Trump did not mention the late McCain, who was a bitter political rival, though he called Palin an "America First fighter" and said she "lifted the McCain presidential campaign out of the dumps." He did claim the campaign hosted "some very evil, stupid and jealous people" who were "out to destroy her."

You can read Trump's complete statement below.

Palin seeks to win the seat previously held by Representative Don Young, who held the seat for almost 50 years before he died last month.

Trump's endorsement–given for the most Trumpian of reasons–exposed both him and Palin to significant criticism.





Last month, Palin hinted she would run for Congress to fight "namby pamby wussy p*ssy stuff," a turn of phrase that earned her widespread ridicule.

Palin did not elaborate on what she meant by "namby pamby wussy p*ssy stuff" but her remarks appeared to be a slight against Democrats, whom Republicans have often accused of spending more time focusing on identity politics than on matters regarding the economy or immigration, particularly at the nation's southern frontier.

Palin has been said to have paved the way for Trump's candidacy because she, relatively unknown outside of Alaska until McCain plucked her from obscurity, embraced the reactionary politics that gave rise to the Tea Party movement, a conservative populist social and political movement that called for lower taxes and for a reduction of the national debt and federal budget deficit.
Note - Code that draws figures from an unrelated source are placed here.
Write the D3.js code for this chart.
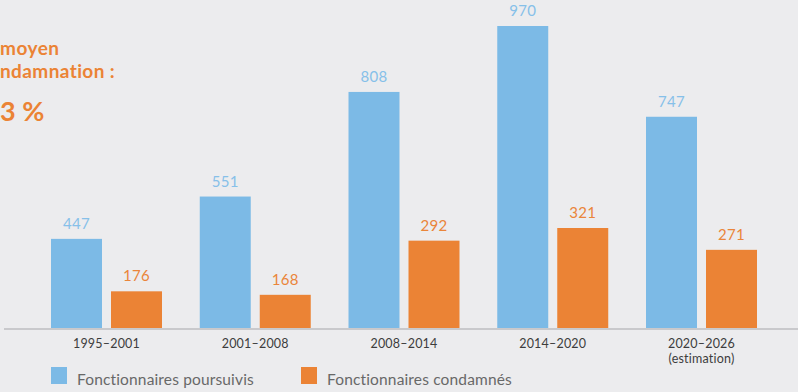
<!DOCTYPE html>
<html><head><meta charset="utf-8">
<script src="https://cdn.jsdelivr.net/npm/d3@7"></script>
<style>
html,body{margin:0;padding:0;background:#ececee;}
svg{display:block;font-family:Lato,"Open Sans",sans-serif;}
</style></head><body>
<svg id="c" width="798" height="392"></svg>
<script>
const categories = ["1995–2001","2001–2008","2008–2014","2014–2020","2020–2026"];
const categoryNotes = ["","","","","(estimation)"];
const poursuivis = [447, 551, 808, 970, 747];
const condamnes = [176, 168, 292, 321, 271];
const seriesNames = ["Fonctionnaires poursuivis","Fonctionnaires condamnés"];
// visible (cropped) part of the headline in the reference
const headline = ["moyen", "ndamnation :", "3 %"];

const colBlue = "#7cbae6", colOrange = "#eb8335";
const svg = d3.select("#c");
const baseY = 328;

const x0 = d3.scaleBand().domain(categories).range([51, 757]).paddingInner(0.2538).paddingOuter(0);
const x1 = d3.scaleBand().domain(seriesNames).range([0, x0.bandwidth()]).paddingInner(0.15);
// Infographic bars follow separate visual scales per series
const yP = d3.scaleLinear().domain([228, 970]).range([baseY, baseY - 302]);
const yC = d3.scaleLinear().domain([92, 321]).range([baseY, baseY - 100]);

const series = [
  {name: seriesNames[0], values: poursuivis, y: yP, color: colBlue, label: "#86c0e9"},
  {name: seriesNames[1], values: condamnes, y: yC, color: colOrange, label: "#ea853a"}
];

series.forEach(s => {
  const g = svg.append("g");
  g.selectAll("rect").data(s.values).join("rect")
    .attr("x", (d,i) => x0(categories[i]) + x1(s.name))
    .attr("y", d => s.y(d))
    .attr("width", x1.bandwidth())
    .attr("height", d => baseY - s.y(d))
    .attr("fill", s.color);
  g.selectAll("text").data(s.values).join("text")
    .attr("x", (d,i) => x0(categories[i]) + x1(s.name) + x1.bandwidth()/2)
    .attr("y", d => s.y(d) - 10)
    .attr("text-anchor", "middle")
    .attr("font-size", 15)
    .attr("letter-spacing", 0.3)
    .attr("fill", s.label)
    .text(d => d);
});

// axis line
svg.append("rect").attr("x", 4).attr("y", baseY).attr("width", 794).attr("height", 2).attr("fill", "#c9c9cc");

const axis = d3.axisBottom(x0).tickSize(0).tickPadding(0);
const ag = svg.append("g").attr("transform", `translate(0,${baseY})`).call(axis)
  .attr("font-family", "Lato, sans-serif").attr("font-size", 12.5);
ag.select(".domain").remove();
ag.selectAll(".tick text").attr("y", 11).attr("fill", "#3d3d3d").attr("letter-spacing", 0.2);
ag.selectAll(".tick").each(function(d,i){
  if (categoryNotes[i]) d3.select(this).append("text").attr("y", 26).attr("dy","0.71em")
    .attr("text-anchor","middle").attr("fill","#3d3d3d").attr("letter-spacing", 0.2).text(categoryNotes[i]);
});

// legend
const lg = svg.append("g");
const legX = [51, 301];
series.forEach((s,i) => {
  lg.append("rect").attr("x", legX[i]).attr("y", 367).attr("width", 16).attr("height", 17).attr("fill", s.color);
  lg.append("text").attr("x", legX[i] + 26).attr("y", 385).attr("font-size", 15.5)
    .attr("letter-spacing", 0.15).attr("fill", "#686868")
    .text(s.name);
});

// headline
const hg = svg.append("g").attr("fill", colOrange).attr("font-weight", "bold").attr("text-anchor", "start");
hg.append("text").attr("x", 0).attr("y", 55).attr("font-size", 19).attr("letter-spacing", 0.5).text(headline[0]);
hg.append("text").attr("x", 0).attr("y", 78).attr("font-size", 19).attr("letter-spacing", 0.4).text(headline[1]);
hg.append("text").attr("x", 0).attr("y", 121).attr("font-size", 27).text(headline[2]);
</script>
</body></html>
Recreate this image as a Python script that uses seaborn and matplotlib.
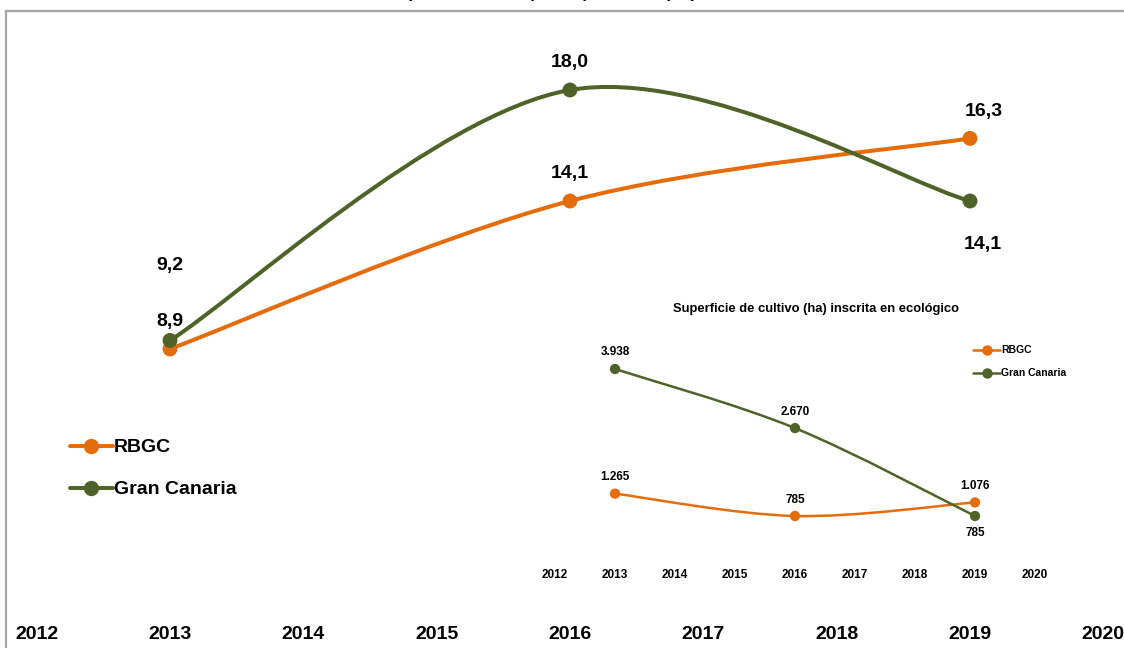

The Tea Party has been credited with fracturing the Republican Party as a whole, particularly as the movement largely abandoned matters of economic policy and came to be defined by bigotry, such as the belief in "birtherism," which doubts or denies that former President Barack Obama is a natural-born U.S. citizen, thus implying that he is ineligible to be President, and which Trump himself endorsed.